The Japan Casino Regulatory Commission has asked the national government for a nearly 10-percent increase in its organisational budget for its financial year 2023.

The amount requested is JPY3.88 billion (US$27.7 million), an increase of JPY0.35 billion or 9.9 percent, compared with the financial-year 2022 budget, according to information collated by GGRAsia’s Japan correspondent.

The Commission expects its staff numbers to go up by 20, to 177, representing a 12.7 percent year-on-year increase.

It is unlikely any casino resort will become operational in Japan before the end of the current decade, even if either or both of the two existing applicants – Osaka and Nagasaki – are given the go-ahead by the country’s authorities.

The Commission’s estimate for its personnel and operational costs for financial year 2023 is JPY2.85 billion, up JPY160 million year-on-year.

It expects costs to “establish an organisation to supervise casino operators and others” at JPY460 million, up JPY70 million year-on-year.
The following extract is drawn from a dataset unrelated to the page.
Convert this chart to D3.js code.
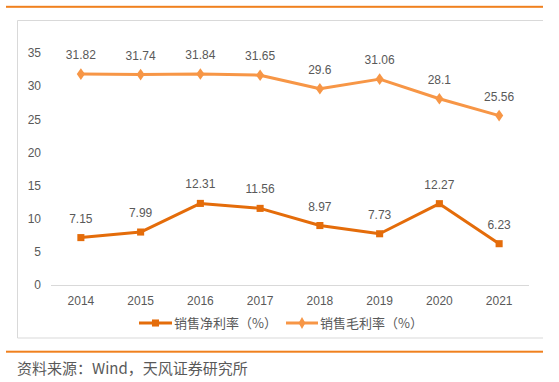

The cost to “conduct examinations of casino operators and others to check the suitability for granting casino licences,” is put at JPY220 million, up JPY20 million year-on-year.

The financial-year 2023 cost to establish an information technology (IT) system to “examine casino operators and others to check the suitability for granting casino licences,” is put at JPY60 million, the same amount as for financial year 2022.

That cost excludes an amount listed by Japan’s Digital Agency – a government body set up to aid the “digitalisation” of Japan’s economy, government and society – to be paid by the Japan Casino Regulatory Commission toward such work, in the sum of JPY1.01 billion.

According to the financial-year 2023 budget, the cost to “establish relationships with overseas regulatory bodies” will be JPY290 million for the period, up JPY110 million year-on-year.